Summary: Beginning of a series on 1 Timothy. Also, a little vision casting in too.

Text: 1 Tim 1:1-2, Title: Shotgun Start, Date/Place: WHBC, 1.7.18, AM

A. Opening illustration: May of 1956, Jim Russell of Walla Walla Country Club, in Walla Walla, WA fired a shotgun into the air for the first ever “shotgun start,” where all the players start on a different hole at the same time.

B. Background to passage: That is the sermon…We are covering just the first two verses, but laying groundwork on all the holes for the full 18 holes.

C. Main thought: Lay some groundwork for 1 Timothy and Western Heights

A. The City and The Church (v. 1)

1. The importance of Ephesus in the Roman Empire could not be understated for us. Being the fourth largest city in the Empire, it was the banking center, the political center, the commercial center, and the religious center of Asia. Its 250,000 people had the harbor, the Cayster River, the trade routes, as well as the greatest marble temple in the Greek world, the Ephesians had it all. The statue was to the patron god of the city, and the city felt as though they were her protector and representative. The people shouted, “Great is Artemis of the Ephesians” when the riot broke out during Paul’s two-year stay there. Over a hundred Ionically-topped columns of marble in double rows, some with mythological scenes overlaid in gold. There was also a large imperial temple as well for emperor worship later.

2. The church had its beginnings with Paul’s second missionary journey with only a brief stop and launch of Aquilla and Priscilla to await his return. It was during the third journey, however, where he spent over two years, teaching, evangelizing, sending, and discipling. This is when he stirred up the city enough to be run out of town. After Paul’s arrest and release from Rome, he dispatched Timothy to Ephesus to correct and encourage the church as his apostolic delegate. The church needed to be strengthened. It was probably a network of house churches scattered out, and protection was needed.

3. Argumentation

4. Illustration: We are not in Kansas anymore. Mothers sacrifice comfort all the time,

5. We sit among 80,000+ people in Troup Co. Sixteen thousand of which have their names upon an SBC church.
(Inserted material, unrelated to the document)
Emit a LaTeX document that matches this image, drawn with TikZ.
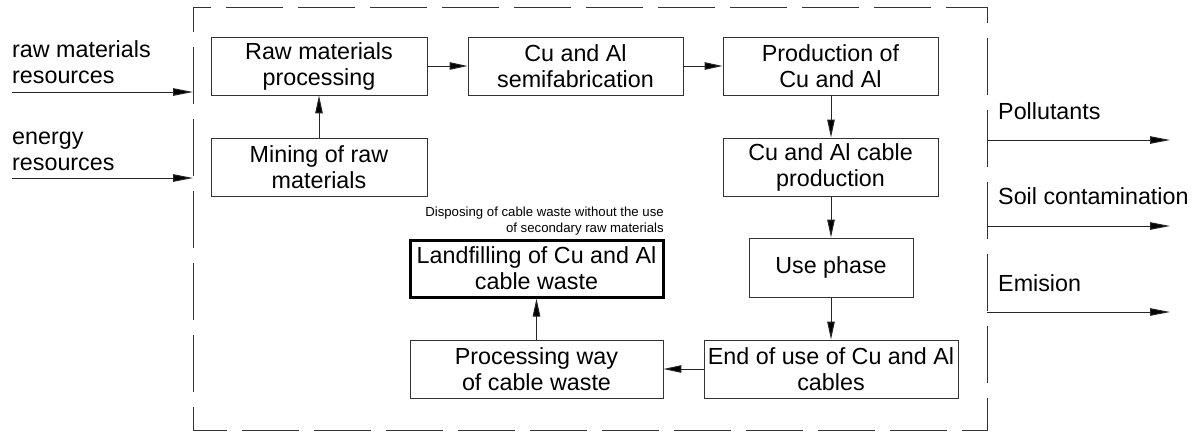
\documentclass[tikz,border=0pt]{standalone}
\usepackage{fontspec}
\setmainfont{Liberation Sans}
\usetikzlibrary{arrows.meta}
\newcommand{\bigfnt}{\fontsize{23.3}{26}\selectfont}
\newcommand{\smallfnt}{\fontsize{13.2}{16}\selectfont}
\begin{document}
\begin{tikzpicture}[x=1pt,y=-1pt,
  box/.style={draw=black!80, line width=0.9pt, inner sep=0pt, align=center, font=\bigfnt},
  thickbox/.style={box, draw=black, line width=3pt},
  lbl/.style={inner sep=0pt, anchor=base west, align=left, font=\bigfnt},
  conn/.style={draw=black!85, line width=1pt, -{Triangle[length=18pt,width=7.5pt,fill=black]}},
  bigconn/.style={conn, -{Triangle[length=20pt,width=7.5pt,fill=black]}},
  frame/.style={draw=black!80, line width=0.9pt, dash pattern=on 57pt off 15pt, dash phase=32pt}]
\useasboundingbox (0,0) rectangle (1203,432);
\draw[frame] (193,7) rectangle (987,430);

\node[box, minimum width=216pt, minimum height=58pt] (rmp) at (319,66) {Raw materials\\processing};
\node[box, minimum width=216pt, minimum height=58pt] (mine) at (319,167) {Mining of raw\\materials};
\node[box, minimum width=215pt, minimum height=58pt] (semi) at (575.5,66) {Cu and Al\\semifabrication};
\node[box, minimum width=215pt, minimum height=58pt] (prod) at (830.5,66) {Production of\\Cu and Al};
\node[box, minimum width=215pt, minimum height=58pt] (cable) at (830.5,167) {Cu and Al cable\\production};
\node[box, minimum width=164pt, minimum height=59pt] (use) at (831,267.5) {Use phase};
\node[box, minimum width=254pt, minimum height=58pt] (end) at (831,369) {End of use of Cu and Al\\cables};
\node[box, minimum width=253pt, minimum height=58pt] (proc) at (536.5,369) {Processing way\\of cable waste};
\node[thickbox, minimum width=253pt, minimum height=57pt] (land) at (536.5,268.5) {Landfilling of Cu and Al\\cable waste};
\node[inner sep=0pt, anchor=south east, align=right, font=\smallfnt] (note) at (664,235) {Disposing of cable waste without the use\\of secondary raw materials};

\draw[conn] (mine) -- (rmp);
\draw[conn] (rmp) -- (semi);
\draw[conn] (semi) -- (prod);
\draw[conn] (prod.south -| 831,0) -- (cable.north -| 831,0);
\draw[conn] (cable.south -| 831,0) -- (use.north -| 831,0);
\draw[conn] (use) -- (end);
\draw[conn] (end) -- (proc);
\draw[conn] (proc) -- (land);

\node[lbl] (in1) at (12,83) {raw materials\\resources};
\node[lbl] (in2) at (12,170) {energy\\resources};
\coordinate (i1s) at (12,92);
\coordinate (i1e) at (193,92);
\coordinate (i2s) at (12,178);
\coordinate (i2e) at (193,178);
\draw[bigconn] (i1s) -- (i1e);
\draw[bigconn] (i2s) -- (i2e);

\node[lbl] (out1) at (998,119) {Pollutants};
\node[lbl] (out2) at (998,204) {Soil contamination};
\node[lbl] (out3) at (998,291) {Emision};
\coordinate (o1s) at (987,140);
\coordinate (o1e) at (1170,140);
\coordinate (o2s) at (987,226);
\coordinate (o2e) at (1170,226);
\coordinate (o3s) at (987,312);
\coordinate (o3e) at (1170,312);
\draw[bigconn] (o1s) -- (o1e);
\draw[bigconn] (o2s) -- (o2e);
\draw[bigconn] (o3s) -- (o3e);
\end{tikzpicture}
\end{document}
If 1/3 attend on a given Sunday and half (generously) of those are genuinely saved, we have 3.75% of the county and surrounding area that knows Christ. This would leave over 96% of people in this area lost. Even if we included another 3% for all the other genuine believers among the other bible preaching churches, that still leaves 93%. Like the city of Ephesus, LaGrange has many people that need Christ; over 74,000. And it is growing, nearly doubling in size in the last 45 years. We sit among a people that needed to be made into disciples of Christ. Just as Ephesus was a church that had sent the gospel to all over Asia, we have sent out; just like Ephesus though, we have need of a fresh outpouring of the Spirit, truth, and passion. We have need of revival. We have need to realize Christ afresh and be ravished by his glory to the point of laying our lives down to make disciples. We must examine ourselves, fix our eyes upon Christ, and take our city. But know that this might mean letting go of some things, and embracing uncomfortable things for the sake of the body and the sake of the unbelievers that may darken our doors. Most of us evaluate the service every week when we go home. Ask yourself the question as to whose standard do you evaluate by? We have but One audience. We have but One to please. We have but One to make much of. We have but one that must say “well done.” We have but one who looks at the hearts and not the technique, external expressions, and words spoken, then evaluates.

B. The Man and The Plan (v. 1)

1. Paul describes himself as an apostle. As some of you know was a Pharisee in the proud lineage of the tribe of Benjamin. He was meticulous about adhering to every jot and tittle of the Mosaic law as well as the pharisaic traditions. It was only after his encounter with Jesus, that apostleship was bestowed. Apostle means sent one, ambassador, or representative, but in this context, it means authorized representative and spokesman for Jesus Christ. This letter was written in about 63 AD, which was a few years since he had been in Ephesus, and a few years before he would be martyred. Why would he describe himself this way to one who had been with him for over 15 years now as his personal disciple and protégé? Often, he described himself as a servant or prisoner, but here an apostle. This letter was to be read to the church as a whole. This would bolster Timothy’s authority as a younger man (in his early 30’s). Then, to complete the link of delegated authority, he uses the word “command.” Usually, if a description like this is offered, it is “by the will.” Very intentional choice, the word was used in that day to describe a non-negotiable, royal directive that carried grave consequences if not followed. Paul wants the church to know that his apostleship and this letter carried the weight of the Sovereign God of the Universe, who is our Savior and Hope. This letter is being inked through a chosen, authorized, inspired man of God, and it is more than simply a good suggestion. He will cover many things related to the church, which he wants Timothy, as his authorized delegate, to teach and implement.